Comment progresse l’émergence de la question dans l’espace public ?

Hamon a amené la question sur la scène politique française Les associations de consommateurs ne se sont pas encore impliquées dans le débat mais vont peut-être le devenir avec la prise de conscience progressive C’est un sujet QU’ON PRESENTE COMME TECHNIQUE donc n’intéresse pas forcément. C’est une technique pour éviter la médiatisation du sujet. Il est important de faire émerger ce sujet comme problème politique car il RÉVÈLE LE DYSFONCTIONNEMENT DE LA DÉMOCRATIE EUROPÉENNE. C’est une question qui se rajoute à certaines raisons de REPENSER LA SOCIÉTÉ DIFFÉREMMENT.
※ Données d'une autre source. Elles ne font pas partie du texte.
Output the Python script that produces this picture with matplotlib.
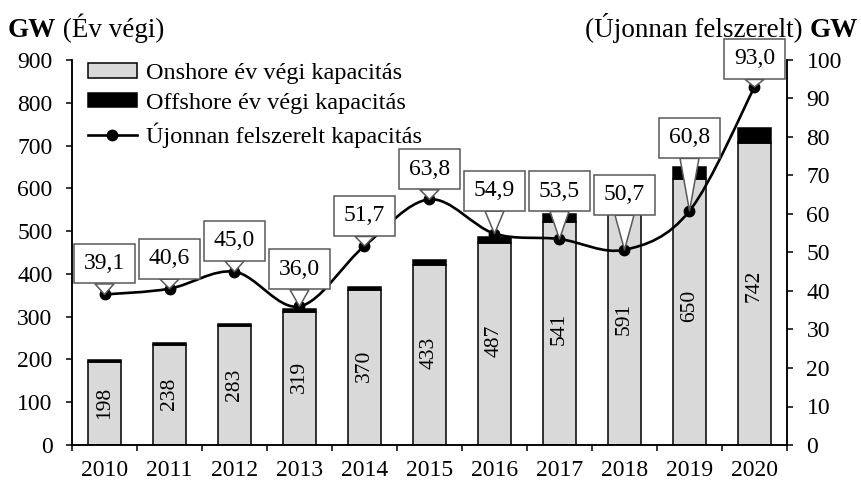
import numpy as np
import matplotlib
matplotlib.use("Agg")
import matplotlib.pyplot as plt
from matplotlib.path import Path
from matplotlib.patches import Patch, PathPatch
from matplotlib.lines import Line2D

plt.rcParams['font.family'] = ['Liberation Serif', 'DejaVu Serif']

years = ['2010', '2011', '2012', '2013', '2014', '2015', '2016', '2017', '2018', '2019', '2020']
total = [198, 238, 283, 319, 370, 433, 487, 541, 591, 650, 742]
offshore = [3.1, 4.1, 5.4, 7.0, 8.7, 12.1, 14.4, 18.8, 23.1, 29.1, 35.3]
new_cap = [39.1, 40.6, 45.0, 36.0, 51.7, 63.8, 54.9, 53.5, 50.7, 60.8, 93.0]
new_labels = ['39,1', '40,6', '45,0', '36,0', '51,7', '63,8', '54,9', '53,5', '50,7', '60,8', '93,0']

# label box offsets above the points (pixels)
lab_dy = [31, 30, 31, 37, 30, 30, 43, 48, 55, 73, 28]

onshore = [t - o for t, o in zip(total, offshore)]
x = np.arange(len(years))

fig = plt.figure(figsize=(8.61, 4.84), dpi=100)
ax = fig.add_axes([72 / 861, 1 - 445 / 484, (787 - 72) / 861, (445 - 60) / 484])
ax2 = ax.twinx()

grey = '#d9d9d9'
ax.bar(x, onshore, width=0.5, color=grey, edgecolor='black', linewidth=1.1, zorder=2)
ax.bar(x, offshore, width=0.5, bottom=onshore, color='black', edgecolor='black', linewidth=1.1, zorder=2)
for xi, t in zip(x, total):
    ax.text(xi, t / 2, str(t), rotation=90, ha='center', va='center', fontsize=15.5, zorder=3)

ax.set_xlim(-0.5, len(years) - 0.5)
ax.set_ylim(0, 900)
ax.set_yticks(range(0, 901, 100))
ax.set_xticks(x)
ax.set_xticklabels(years)
ax.set_xticks(np.arange(-0.5, len(years), 1), minor=True)
ax.tick_params(axis='x', which='major', length=0, pad=11, labelsize=17)
ax.tick_params(axis='x', which='minor', length=4, width=1.1, direction='out')
ax.tick_params(axis='y', length=4, width=1.1, pad=10, labelsize=17)

ax2.set_ylim(0, 100)
ax2.set_yticks(range(0, 101, 10))
ax2.tick_params(axis='y', length=4, width=1.1, pad=10, labelsize=17)

for a in (ax, ax2):
    a.spines['top'].set_visible(False)
    for s in ('left', 'right', 'bottom'):
        a.spines[s].set_linewidth(1.1)

# smoothed line (Excel style bezier)
pts = np.column_stack([x, new_cap]).astype(float)
verts = [pts[0]]
codes = [Path.MOVETO]
n = len(pts)
for i in range(n - 1):
    p0 = pts[max(i - 1, 0)]
    p1 = pts[i]
    p2 = pts[i + 1]
    p3 = pts[min(i + 2, n - 1)]
    c1 = p1 + (p2 - p0) / 6
    c2 = p2 - (p3 - p1) / 6
    verts += [c1, c2, p2]
    codes += [Path.CURVE4] * 3
ax2.add_patch(PathPatch(Path(verts, codes), fill=False, edgecolor='black', linewidth=1.9, zorder=4))
ax2.plot(x, new_cap, linestyle='none', marker='o', markersize=7.5, color='black', zorder=5)

for xi, v, lab, dy in zip(x, new_cap, new_labels, lab_dy):
    ax2.annotate(lab, xy=(xi, v), xytext=(0, dy * 0.72), textcoords='offset points',
                 ha='center', va='center', fontsize=17, zorder=6,
                 bbox=dict(boxstyle='square,pad=0.4', fc='white', ec='#595959', lw=1.1),
                 arrowprops=dict(arrowstyle='wedge,tail_width=0.8,shrink_factor=0.5',
                                 fc='white', ec='#595959', lw=1.1,
                                 shrinkA=0, shrinkB=0),
                 annotation_clip=False)

handles = [Patch(facecolor=grey, edgecolor='black', linewidth=1.1),
           Patch(facecolor='black', edgecolor='black', linewidth=1.1),
           Line2D([], [], color='black', linewidth=1.9, marker='o', markersize=7.5)]
labels = ['Onshore év végi kapacitás', 'Offshore év végi kapacitás', 'Újonnan felszerelt kapacitás']
leg = ax2.legend(handles, labels, loc='upper left', bbox_to_anchor=(88 / 861, 1 - 63 / 484),
                 bbox_transform=fig.transFigure, frameon=False, fontsize=17.5,
                 handlelength=2.0, handleheight=0.55, handletextpad=0.4, labelspacing=0.36,
                 borderpad=0, borderaxespad=0)
leg.set_zorder(7)

t1 = fig.text(8 / 861, 1 - 37 / 484, 'GW', fontsize=19.5, fontweight='bold', ha='left', va='baseline')
ax.annotate(' (Év végi)', xy=(1, 0), xycoords=t1, ha='left', va='bottom', fontsize=19.5)
t2 = fig.text(858 / 861, 1 - 37 / 484, 'GW', fontsize=19.5, fontweight='bold', ha='right', va='baseline')
ax.annotate('(Újonnan felszerelt) ', xy=(0, 0), xycoords=t2, ha='right', va='bottom', fontsize=19.5)

fig.savefig('out.png', dpi=100)
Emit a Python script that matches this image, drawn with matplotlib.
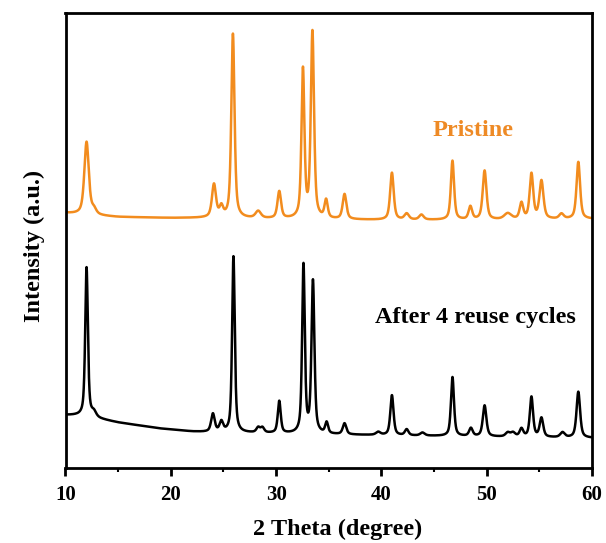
import numpy as np
import matplotlib
matplotlib.use("Agg")
import matplotlib.pyplot as plt
from matplotlib.ticker import MultipleLocator

plt.rcParams["font.family"] = ["Liberation Serif", "DejaVu Serif"]
plt.rcParams["font.weight"] = "bold"

# reflections of the as-made sample: 2theta, height above background, FWHM
pristine_pos = [12.0, 12.7, 24.1, 24.8, 25.9, 28.3, 30.3, 32.55, 33.45, 34.75, 36.5,
                41.0, 42.4, 43.8, 46.75, 48.45, 49.8, 52.0, 53.3, 54.25, 55.2, 57.1, 58.7]
pristine_height = [73, 5, 33, 10, 184, 7, 27, 148, 186, 18, 25,
                   47, 6, 5, 59, 13, 49, 6, 16, 45, 38, 5, 57]
pristine_fwhm = [0.5, 0.5, 0.45, 0.4, 0.36, 0.6, 0.4, 0.33, 0.36, 0.36, 0.42,
                 0.4, 0.5, 0.5, 0.36, 0.4, 0.42, 0.8, 0.4, 0.4, 0.45, 0.5, 0.4]
pristine_bg_x = [10, 12, 15, 20, 24, 30, 40, 50, 60]
pristine_bg_y = [255, 253, 251, 250, 250, 249, 248, 248, 249]

# reflections after four reuse cycles
reused_pos = [12.0, 12.7, 24.0, 24.8, 25.95, 28.3, 28.7, 30.3, 32.6, 33.5, 34.8, 36.5,
              39.7, 41.0, 42.4, 43.9, 46.75, 48.5, 49.8, 52.0, 52.5, 53.3, 54.25, 55.2,
              57.2, 58.7]
reused_height = [149, 5, 18, 10, 176, 5, 5, 32, 168, 152, 11, 11,
                 3, 40, 6, 3, 59, 8, 31, 4, 4, 8, 40, 19,
                 5, 46]
reused_fwhm = [0.3, 0.5, 0.4, 0.4, 0.3, 0.4, 0.4, 0.33, 0.3, 0.33, 0.33, 0.4,
               0.5, 0.36, 0.4, 0.5, 0.34, 0.4, 0.4, 0.5, 0.5, 0.4, 0.36, 0.4,
               0.5, 0.4]
reused_bg_x = [10, 11, 12, 13, 14, 15, 16, 17, 18, 19, 20, 21, 22, 23, 25, 28, 32, 38, 45, 52, 60]
reused_bg_y = [53, 52.5, 51.5, 49.5, 47.5, 45.5, 44, 42.5, 41, 39.5, 38.5, 37.5, 36.5, 36,
               35.5, 35, 34, 33, 32, 31, 30]


def pattern(tt, pos, height, fwhm, bg_x, bg_y, eta=0.6):
    y = np.interp(tt, bg_x, bg_y).astype(float)
    for p, h, w in zip(pos, height, fwhm):
        d = (tt - p) / (w / 2)
        lor = 1 / (1 + d ** 2)
        gau = np.exp(-np.log(2) * d ** 2)
        y += h * (eta * lor + (1 - eta) * gau)
    return y


tt = np.linspace(10, 60, 5001)
pristine = pattern(tt, pristine_pos, pristine_height, pristine_fwhm, pristine_bg_x, pristine_bg_y)
reused = pattern(tt, reused_pos, reused_height, reused_fwhm, reused_bg_x, reused_bg_y)

fig = plt.figure(figsize=(6.06, 5.43), dpi=100)
ax = fig.add_axes([65.5 / 606, 1 - 468 / 543, (592 - 65.5) / 606, (468 - 13) / 543])

ax.plot(tt, reused, color="black", lw=1.8)
ax.plot(tt, pristine, color="#f28c1e", lw=1.8)

ax.text(48.7, 338, "Pristine", color="#ee8a25", fontsize=17.5, fontweight="bold",
        ha="center", va="center")
ax.text(48.9, 150, "After 4 reuse cycles", color="black", fontsize=17.5,
        fontweight="bold", ha="center", va="center")

ax.set_xlim(10, 60)
ax.set_ylim(0, 455)
ax.set_yticks([])
ax.xaxis.set_major_locator(MultipleLocator(10))
ax.xaxis.set_minor_locator(MultipleLocator(5))
ax.tick_params(axis="x", which="major", direction="out", length=6, width=2,
               labelsize=15, pad=6)
ax.tick_params(axis="x", which="minor", direction="out", length=3, width=1.5)
for s in ax.spines.values():
    s.set_linewidth(2)

ax.set_xlabel("2 Theta (degree)", fontsize=17.5, fontweight="bold")
ax.set_ylabel("Intensity (a.u.)", fontsize=17.5, fontweight="bold")
ax.xaxis.set_label_coords(0.5176, -0.111)
ax.yaxis.set_label_coords(-0.039, 0.488)

fig.savefig("out.png", dpi=100)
A l’heure actuelle, où en est la réglementation ?

DÉCEMBRE 2013 : date butoir de la Commission pour donner une définition consensuelle des PE. Bien sûr ça n’a pas été fait. DÉCEMBRE 2015 : la Commission est condamnée par la CJUE pour ne pas avoir respecté les droits de l’Union. JUIN 2016 : reprise des négociations autour de la définition, toujours en discussion aujourd’hui. Mais ce qui est proposé n’est selon elle pas à la hauteur de l’enjeu. LA DG ENVIRONNEMENT A ÉTÉ DESSAISIE du dossier parce que clairement elle emmerde la Commission. Mais ça a pas du tout été médiatisé ! (Elle était la seule journaliste présente à cette réunion là). Elle est toujours consultée mais seulement en interne. PROCESSUS OPAQUE : en fait, la question n’est proposée au vote que si la Commission pense qu’il va y avoir une majorité qualifiée. En plus, LA COMMISSION ELLE-MÊME FAIT DU LOBBYING AUX ETATS MEMBRES (propose des contreparties pour que le projet de loi soit accepté). Mais Horel pense qu’à la prochaine réunion il y aura un vote.

Quelle serait-elle ?

Importance de l’EFFET COCKTAIL -> il faut une réglementation GLOBALE. Ce qui va probablement être fait (en fait c’est ce que proposait la DG environnement), c’est quelque chose qui ressemble à ce qui est actuellement prévu pour les CANCÉROGÈNES : classification selon probabilité de cancérogénicité. Ensuite chaque pays choisit de la réglementation qu’il applique pour chaque catégorie. En termes de pays, où en est la question dans le monde ? Au niveau européen, la France est plutôt un pays leader dans le domaine (c’est par exemple le premier pays européen à avoir mis en place une réglementation du bisphénol A). Ce sont surtout les entreprises allemandes qui font freiner les négociations. Aux US, le sujet est primordial mais la réglementation impossible du fait du fonctionnement de la législation (le règlement des conflits se fait en aval dans les tribunaux). Ils sont IMPLIQUÉS DANS LA QUESTION EUROPÉENNE du fait de l’alignement législatif nécessaire au niveau commercial.